[Start GIVEN MATERIAL]

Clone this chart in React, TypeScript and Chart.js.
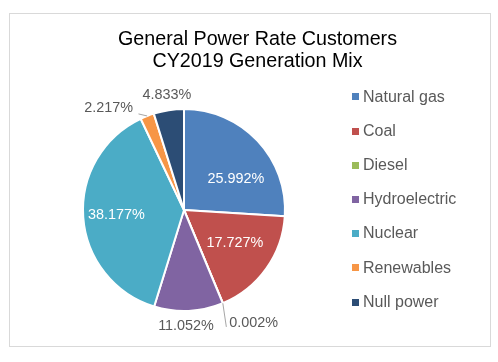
import React, { useEffect, useRef } from 'react';
import { Chart, registerables } from 'chart.js';

Chart.register(...registerables);

const categories = ['Natural gas', 'Coal', 'Diesel', 'Hydroelectric', 'Nuclear', 'Renewables', 'Null power'];
const shares = [25.992, 17.727, 0.002, 11.052, 38.177, 2.217, 4.833];
const sliceColors = ['#4F81BD', '#C0504D', '#9BBB59', '#8064A2', '#4BACC6', '#F79646', '#2C4D75'];
const titleLines = ['General Power Rate Customers', 'CY2019 Generation Mix'];

const FONT = '"Liberation Sans", Arial, sans-serif';

// label placement style per slice: inside/outside, radial distance, angular nudge (deg), leader line
const labelStyle = [
  { inside: true, rf: 0.6, shift: 12 },
  { inside: true, rf: 0.6, shift: -2.5 },
  { inside: false, dist: 31.7, shift: -9.1, leader: true },
  { inside: false, dist: 15, shift: 1.7 },
  { inside: true, rf: 0.67, shift: 0 },
  { inside: false, dist: 25.5, shift: -15.2, leader: true },
  { inside: false, dist: 15.5, shift: 0.3 },
];

const fmt = (v: number) => v.toFixed(3) + '%';

const decorPlugin = {
  id: 'decor',
  beforeDraw(chart: any) {
    const ctx = chart.ctx;
    ctx.save();
    ctx.fillStyle = '#ffffff';
    ctx.fillRect(0, 0, chart.width, chart.height);
    ctx.strokeStyle = '#d9d9d9';
    ctx.lineWidth = 1;
    ctx.strokeRect(9.5, 13.5, 481, 333);
    ctx.fillStyle = '#000000';
    ctx.font = `19.7px ${FONT}`;
    ctx.textAlign = 'center';
    ctx.textBaseline = 'alphabetic';
    ctx.fillText(titleLines[0], 257.5, 44.5);
    ctx.fillText(titleLines[1], 257.5, 67);
    ctx.restore();
  },
  afterDraw(chart: any) {
    const ctx = chart.ctx;
    const ds = chart.data.datasets[0];
    ctx.save();
    // legend
    ctx.font = `16px ${FONT}`;
    ctx.textAlign = 'left';
    ctx.textBaseline = 'middle';
    chart.data.labels.forEach((lab: string, i: number) => {
      const y = 96.8 + i * 34.2;
      ctx.fillStyle = ds.backgroundColor[i];
      ctx.fillRect(352, Math.round(y - 3.5), 7, 7);
      ctx.fillStyle = '#595959';
      ctx.fillText(lab, 363, y + 0.3);
    });
    // data labels
    const meta = chart.getDatasetMeta(0);
    ctx.font = `14.4px ${FONT}`;
    meta.data.forEach((arc: any, i: number) => {
      const st = labelStyle[i];
      const { x, y, startAngle, endAngle, outerRadius } = arc.getProps(['x', 'y', 'startAngle', 'endAngle', 'outerRadius'], true);
      const mid = (startAngle + endAngle) / 2;
      const a = mid + (st.shift * Math.PI) / 180;
      const r = st.inside ? outerRadius * (st.rf as number) : outerRadius + (st.dist as number);
      const tx = x + Math.cos(a) * r;
      const ty = y + Math.sin(a) * r;
      const text = fmt(ds.data[i]);
      const w = ctx.measureText(text).width;
      if (st.leader) {
        const ex = x + Math.cos(mid) * outerRadius;
        const ey = y + Math.sin(mid) * outerRadius;
        const left = tx < x;
        const lx = left ? tx + w / 2 + 5.5 : tx - w / 2 - 3;
        const ly = left ? ty + 5.5 : ty + 4;
        ctx.strokeStyle = '#a6a6a6';
        ctx.lineWidth = 1;
        ctx.beginPath();
        ctx.moveTo(ex, ey);
        ctx.lineTo(lx, ly);
        ctx.stroke();
      }
      ctx.fillStyle = st.inside ? '#ffffff' : '#595959';
      ctx.textAlign = 'center';
      ctx.textBaseline = 'middle';
      ctx.fillText(text, tx, ty);
    });
    ctx.restore();
  },
};

export default function App() {
  const ref = useRef<HTMLCanvasElement | null>(null);
  useEffect(() => {
    if (!ref.current) return;
    const chart = new Chart(ref.current, {
      type: 'pie',
      data: {
        labels: categories,
        datasets: [
          {
            data: shares,
            backgroundColor: sliceColors,
            borderColor: '#ffffff',
            borderWidth: 2,
          },
        ],
      },
      options: {
        responsive: false,
        animation: false,
        layout: { padding: { left: 82, right: 212, top: 108, bottom: 50 } },
        plugins: {
          legend: { display: false },
          title: { display: false },
          tooltip: { enabled: false },
        },
      },
      plugins: [decorPlugin],
    });
    return () => chart.destroy();
  }, []);
  return (
    <div style={{ position: 'fixed', left: 0, top: 0, width: 498, height: 362, background: '#fff' }}>
      <canvas ref={ref} width={498} height={362} style={{ display: 'block' }} />
    </div>
  );
}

[End GIVEN MATERIAL]

▸ **JOB**: Copy nothing but the lines from the top of the data down to the line containing "const fmt = (v: number)", and leave the pictures out.

▸ **ANSWER TO THE TASK**:
Clone this chart in React, TypeScript and Chart.js.
import React, { useEffect, useRef } from 'react';
import { Chart, registerables } from 'chart.js';

Chart.register(...registerables);

const categories = ['Natural gas', 'Coal', 'Diesel', 'Hydroelectric', 'Nuclear', 'Renewables', 'Null power'];
const shares = [25.992, 17.727, 0.002, 11.052, 38.177, 2.217, 4.833];
const sliceColors = ['#4F81BD', '#C0504D', '#9BBB59', '#8064A2', '#4BACC6', '#F79646', '#2C4D75'];
const titleLines = ['General Power Rate Customers', 'CY2019 Generation Mix'];

const FONT = '"Liberation Sans", Arial, sans-serif';

// label placement style per slice: inside/outside, radial distance, angular nudge (deg), leader line
const labelStyle = [
  { inside: true, rf: 0.6, shift: 12 },
  { inside: true, rf: 0.6, shift: -2.5 },
  { inside: false, dist: 31.7, shift: -9.1, leader: true },
  { inside: false, dist: 15, shift: 1.7 },
  { inside: true, rf: 0.67, shift: 0 },
  { inside: false, dist: 25.5, shift: -15.2, leader: true },
  { inside: false, dist: 15.5, shift: 0.3 },
];

const fmt = (v: number) => v.toFixed(3) + '%';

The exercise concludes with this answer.